Supongo que en algún momento de la vida a todos nos gustaría encontrar ese último instante de pureza, en el que la belleza es imperturbable y las palabras te hacen daño de una manera muy distinta a la de ahora, en el que todavía no estamos rotos. Ese momento en el que la fragilidad no representa una amenaza, y todavía podemos creer que todo saldrá bien. Ese momento en el que nunca serás objeto de la culpa. ¿A caso alguien puede imaginar que un niño se convertirá en un artista, un banquero o un asesino? ¿Podemos realmente ponernos en su piel cuando la memoria tiene ese implacable mecanismo que nos obliga a olvidarlo casi todo y a guardar sólo las cosas que nos hacen daño?
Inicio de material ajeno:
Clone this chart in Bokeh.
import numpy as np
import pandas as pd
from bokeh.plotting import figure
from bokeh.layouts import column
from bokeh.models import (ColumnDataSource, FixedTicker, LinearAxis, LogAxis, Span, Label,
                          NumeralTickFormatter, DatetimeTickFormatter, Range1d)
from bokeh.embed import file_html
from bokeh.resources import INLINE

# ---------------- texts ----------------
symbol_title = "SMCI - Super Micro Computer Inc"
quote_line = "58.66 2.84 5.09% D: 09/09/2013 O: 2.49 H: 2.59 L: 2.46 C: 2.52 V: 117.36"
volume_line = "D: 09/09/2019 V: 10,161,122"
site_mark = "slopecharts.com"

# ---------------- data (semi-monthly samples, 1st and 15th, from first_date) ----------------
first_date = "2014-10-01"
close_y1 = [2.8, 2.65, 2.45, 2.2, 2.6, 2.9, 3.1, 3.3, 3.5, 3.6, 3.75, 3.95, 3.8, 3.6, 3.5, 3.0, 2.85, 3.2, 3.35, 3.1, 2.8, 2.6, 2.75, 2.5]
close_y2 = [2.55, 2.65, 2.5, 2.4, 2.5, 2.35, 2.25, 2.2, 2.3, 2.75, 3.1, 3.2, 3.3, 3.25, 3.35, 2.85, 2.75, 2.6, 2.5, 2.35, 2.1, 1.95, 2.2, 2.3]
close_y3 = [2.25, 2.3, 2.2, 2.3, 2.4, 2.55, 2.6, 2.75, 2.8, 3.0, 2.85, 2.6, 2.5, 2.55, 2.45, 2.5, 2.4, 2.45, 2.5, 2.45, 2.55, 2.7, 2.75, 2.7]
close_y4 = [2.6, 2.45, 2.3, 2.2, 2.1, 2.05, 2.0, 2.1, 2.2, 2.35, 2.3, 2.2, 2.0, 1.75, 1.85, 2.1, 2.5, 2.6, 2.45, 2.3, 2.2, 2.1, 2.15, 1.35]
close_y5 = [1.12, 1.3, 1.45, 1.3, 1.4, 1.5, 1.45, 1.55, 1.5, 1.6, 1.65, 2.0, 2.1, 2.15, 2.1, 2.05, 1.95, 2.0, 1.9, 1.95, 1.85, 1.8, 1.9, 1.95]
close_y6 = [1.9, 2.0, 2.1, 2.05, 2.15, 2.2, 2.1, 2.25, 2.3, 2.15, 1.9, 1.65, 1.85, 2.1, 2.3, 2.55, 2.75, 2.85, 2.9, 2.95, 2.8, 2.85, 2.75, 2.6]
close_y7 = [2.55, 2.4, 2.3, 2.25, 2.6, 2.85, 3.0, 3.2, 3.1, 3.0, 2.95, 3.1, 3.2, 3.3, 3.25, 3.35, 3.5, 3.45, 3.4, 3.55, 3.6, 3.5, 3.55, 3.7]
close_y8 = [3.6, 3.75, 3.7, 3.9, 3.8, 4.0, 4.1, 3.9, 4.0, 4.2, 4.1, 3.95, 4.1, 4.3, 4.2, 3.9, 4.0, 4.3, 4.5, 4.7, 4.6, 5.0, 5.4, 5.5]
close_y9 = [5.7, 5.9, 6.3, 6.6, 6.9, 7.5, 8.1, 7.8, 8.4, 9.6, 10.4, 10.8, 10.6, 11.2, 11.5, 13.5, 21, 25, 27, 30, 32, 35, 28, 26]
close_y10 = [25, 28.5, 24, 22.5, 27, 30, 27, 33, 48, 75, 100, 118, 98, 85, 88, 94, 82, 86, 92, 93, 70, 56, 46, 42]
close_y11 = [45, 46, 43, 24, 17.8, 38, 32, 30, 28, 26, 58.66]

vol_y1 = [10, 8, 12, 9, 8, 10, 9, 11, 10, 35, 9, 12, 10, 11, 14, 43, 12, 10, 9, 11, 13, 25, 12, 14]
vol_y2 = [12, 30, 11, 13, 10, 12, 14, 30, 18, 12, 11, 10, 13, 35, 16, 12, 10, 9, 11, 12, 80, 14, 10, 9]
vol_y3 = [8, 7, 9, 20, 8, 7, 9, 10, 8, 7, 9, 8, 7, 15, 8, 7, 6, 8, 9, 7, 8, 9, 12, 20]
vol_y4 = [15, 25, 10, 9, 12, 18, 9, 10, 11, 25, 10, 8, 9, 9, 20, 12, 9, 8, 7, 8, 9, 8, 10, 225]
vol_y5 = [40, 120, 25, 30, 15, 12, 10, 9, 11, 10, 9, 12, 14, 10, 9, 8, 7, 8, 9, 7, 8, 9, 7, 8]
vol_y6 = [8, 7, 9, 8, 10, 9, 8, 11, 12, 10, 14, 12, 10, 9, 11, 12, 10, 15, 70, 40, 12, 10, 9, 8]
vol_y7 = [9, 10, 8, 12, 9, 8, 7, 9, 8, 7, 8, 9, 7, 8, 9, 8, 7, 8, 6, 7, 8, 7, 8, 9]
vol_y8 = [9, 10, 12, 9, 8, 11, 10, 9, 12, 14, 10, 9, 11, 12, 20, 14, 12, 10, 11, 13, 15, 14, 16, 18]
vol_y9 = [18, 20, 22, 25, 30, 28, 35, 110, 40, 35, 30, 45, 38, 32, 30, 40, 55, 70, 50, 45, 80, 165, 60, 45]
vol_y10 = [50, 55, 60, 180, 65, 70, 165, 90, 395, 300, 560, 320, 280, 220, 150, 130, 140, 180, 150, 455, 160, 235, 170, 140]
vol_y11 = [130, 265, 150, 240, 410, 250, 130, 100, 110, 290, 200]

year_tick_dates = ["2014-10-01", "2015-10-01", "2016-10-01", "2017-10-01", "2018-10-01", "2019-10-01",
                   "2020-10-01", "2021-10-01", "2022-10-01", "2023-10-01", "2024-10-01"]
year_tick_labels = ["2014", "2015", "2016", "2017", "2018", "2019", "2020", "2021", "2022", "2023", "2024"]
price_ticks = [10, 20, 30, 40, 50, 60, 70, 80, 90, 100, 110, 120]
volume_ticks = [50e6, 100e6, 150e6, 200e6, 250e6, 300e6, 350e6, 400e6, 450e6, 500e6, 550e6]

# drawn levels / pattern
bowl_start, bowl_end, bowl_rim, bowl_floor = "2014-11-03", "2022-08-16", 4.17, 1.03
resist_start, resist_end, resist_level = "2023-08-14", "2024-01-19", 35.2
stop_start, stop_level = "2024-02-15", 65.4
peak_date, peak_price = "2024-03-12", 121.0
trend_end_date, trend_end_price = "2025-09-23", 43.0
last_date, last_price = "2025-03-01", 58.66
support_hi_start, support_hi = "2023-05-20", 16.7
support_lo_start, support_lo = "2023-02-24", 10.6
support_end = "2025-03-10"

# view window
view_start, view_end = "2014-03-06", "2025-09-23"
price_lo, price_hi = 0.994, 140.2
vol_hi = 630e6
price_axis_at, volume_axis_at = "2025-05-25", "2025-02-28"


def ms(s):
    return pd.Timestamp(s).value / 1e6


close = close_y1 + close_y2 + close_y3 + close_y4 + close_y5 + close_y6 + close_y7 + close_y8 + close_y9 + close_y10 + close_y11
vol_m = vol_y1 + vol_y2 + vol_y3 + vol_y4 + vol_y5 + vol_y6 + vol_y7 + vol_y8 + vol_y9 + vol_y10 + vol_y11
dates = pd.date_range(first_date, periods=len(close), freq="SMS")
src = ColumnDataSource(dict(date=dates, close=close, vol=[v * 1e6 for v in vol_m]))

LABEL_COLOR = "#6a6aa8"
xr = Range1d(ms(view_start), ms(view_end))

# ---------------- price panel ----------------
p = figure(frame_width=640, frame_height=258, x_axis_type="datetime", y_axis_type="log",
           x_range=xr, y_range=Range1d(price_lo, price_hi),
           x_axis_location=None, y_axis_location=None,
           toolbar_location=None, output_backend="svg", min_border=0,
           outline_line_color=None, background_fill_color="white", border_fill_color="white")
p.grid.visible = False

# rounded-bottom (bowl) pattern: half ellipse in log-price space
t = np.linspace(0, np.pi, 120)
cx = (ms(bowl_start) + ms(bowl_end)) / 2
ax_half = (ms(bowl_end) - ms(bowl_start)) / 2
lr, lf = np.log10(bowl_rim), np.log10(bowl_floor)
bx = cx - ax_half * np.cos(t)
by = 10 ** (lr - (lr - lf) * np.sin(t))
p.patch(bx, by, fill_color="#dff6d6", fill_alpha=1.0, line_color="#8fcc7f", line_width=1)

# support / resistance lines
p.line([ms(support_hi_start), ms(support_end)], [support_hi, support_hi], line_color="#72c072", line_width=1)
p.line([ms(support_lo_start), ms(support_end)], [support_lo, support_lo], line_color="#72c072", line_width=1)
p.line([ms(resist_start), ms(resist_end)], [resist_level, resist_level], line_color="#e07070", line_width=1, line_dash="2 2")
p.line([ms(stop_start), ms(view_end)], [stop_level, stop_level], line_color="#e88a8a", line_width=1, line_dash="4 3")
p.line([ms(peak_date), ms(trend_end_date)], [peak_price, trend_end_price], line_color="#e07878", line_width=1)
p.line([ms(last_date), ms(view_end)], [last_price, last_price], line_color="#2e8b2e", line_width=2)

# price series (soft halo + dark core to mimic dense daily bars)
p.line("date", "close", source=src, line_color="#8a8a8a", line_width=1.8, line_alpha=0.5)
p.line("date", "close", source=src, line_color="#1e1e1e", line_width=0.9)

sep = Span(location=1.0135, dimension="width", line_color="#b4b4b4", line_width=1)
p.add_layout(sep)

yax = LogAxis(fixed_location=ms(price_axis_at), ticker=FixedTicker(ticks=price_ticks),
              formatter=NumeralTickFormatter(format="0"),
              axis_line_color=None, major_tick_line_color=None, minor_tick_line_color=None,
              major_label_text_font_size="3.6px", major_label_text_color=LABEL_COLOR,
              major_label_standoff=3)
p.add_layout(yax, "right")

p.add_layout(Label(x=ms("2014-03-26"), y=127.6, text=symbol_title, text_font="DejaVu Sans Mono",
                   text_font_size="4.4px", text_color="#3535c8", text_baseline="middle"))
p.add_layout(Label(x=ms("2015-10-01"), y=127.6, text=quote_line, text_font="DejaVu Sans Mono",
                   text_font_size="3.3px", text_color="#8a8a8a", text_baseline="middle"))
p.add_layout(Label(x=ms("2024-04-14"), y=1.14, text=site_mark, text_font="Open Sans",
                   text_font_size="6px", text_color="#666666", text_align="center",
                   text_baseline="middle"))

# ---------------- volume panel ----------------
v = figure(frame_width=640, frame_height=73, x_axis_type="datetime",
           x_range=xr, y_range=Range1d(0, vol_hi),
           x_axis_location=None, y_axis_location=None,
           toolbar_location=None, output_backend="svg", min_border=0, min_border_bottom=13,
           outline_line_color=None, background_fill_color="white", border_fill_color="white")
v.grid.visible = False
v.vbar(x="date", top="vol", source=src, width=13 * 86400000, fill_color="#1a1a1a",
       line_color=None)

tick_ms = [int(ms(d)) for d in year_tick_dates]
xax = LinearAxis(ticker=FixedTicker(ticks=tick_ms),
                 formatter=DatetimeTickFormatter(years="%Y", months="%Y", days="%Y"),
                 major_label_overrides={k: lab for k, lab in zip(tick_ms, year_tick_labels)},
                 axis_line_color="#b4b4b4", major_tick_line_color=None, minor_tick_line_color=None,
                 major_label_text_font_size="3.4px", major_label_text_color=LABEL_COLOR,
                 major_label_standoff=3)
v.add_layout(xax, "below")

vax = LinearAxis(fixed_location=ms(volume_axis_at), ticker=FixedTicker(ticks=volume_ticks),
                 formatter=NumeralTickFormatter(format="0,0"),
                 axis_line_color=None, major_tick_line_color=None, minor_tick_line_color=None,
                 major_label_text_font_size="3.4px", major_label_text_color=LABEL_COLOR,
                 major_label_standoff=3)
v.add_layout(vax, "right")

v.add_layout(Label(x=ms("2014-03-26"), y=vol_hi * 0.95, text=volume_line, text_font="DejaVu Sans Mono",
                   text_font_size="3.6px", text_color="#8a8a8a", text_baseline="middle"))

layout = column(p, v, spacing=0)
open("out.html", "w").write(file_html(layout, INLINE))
En una de mis películas preferidas de todos los tiempos, Mes petites amoureuses, de Jean Eustache, el director intenta apropiarse del momento más inaprensible, quizá el más misterioso de la vida. Ese momento en el que de manera imperceptible se pasa de la infancia a la adolescencia. El larguísimo verano. Ése que definirá el resto de tu vida, el que marca el primer atisbo de cansancio, el primer golpe consciente. Ese instante fugaz, en el que un gesto sobre la piel, se transforma en caricia. Cuando el sábado vi Materia prima por primera vez, no pude parar de pensar, como cuando vi la película de Eustache, que ese gesto casi imperceptible, esa hora y media en que los niños-adultos bailan, se pelean, se anuncian traiciones, amores, noches infinitas, se reprochan cosas que si quieran sospechan que sucederán, era el gesto más importante de la historia. Siro, Gonzalo, Ginebra y Candela nacieron en el año 2001, “cuando el mundo no sabía nada de ellos, pero ya los estaba esperando”. El momento preciso en el que terminó el siglo en que nacimos, en el que cayeron las torres gemelas, en el que empezamos a traicionarnos. El sábado durante la representación de Materia prima, las voces y los cuerpos de 12 años, fueron sin duda, el gesto histórico más determinante, el que nos hace pensar que el vuelo (hasta el de los vencejos) es discontinuo. El que confirma que un día terminaremos quebrándonos las patas.
Cuando salimos del teatro el sábado, lo hicimos en silencio como casi todos estos días. Quise preguntarte si era posible parar, posarse aunque con ello se nos quebraran las patas y el alma. No te pregunté dónde estaríamos dentro de 10 años porque dentro de 10 años es ahora. Porque esa pregunta nos la hacíamos cuando aún volábamos. Cuando éramos más sanos, más estúpidos y menos frágiles, cuando todavía nos hacíamos esa clase de preguntas.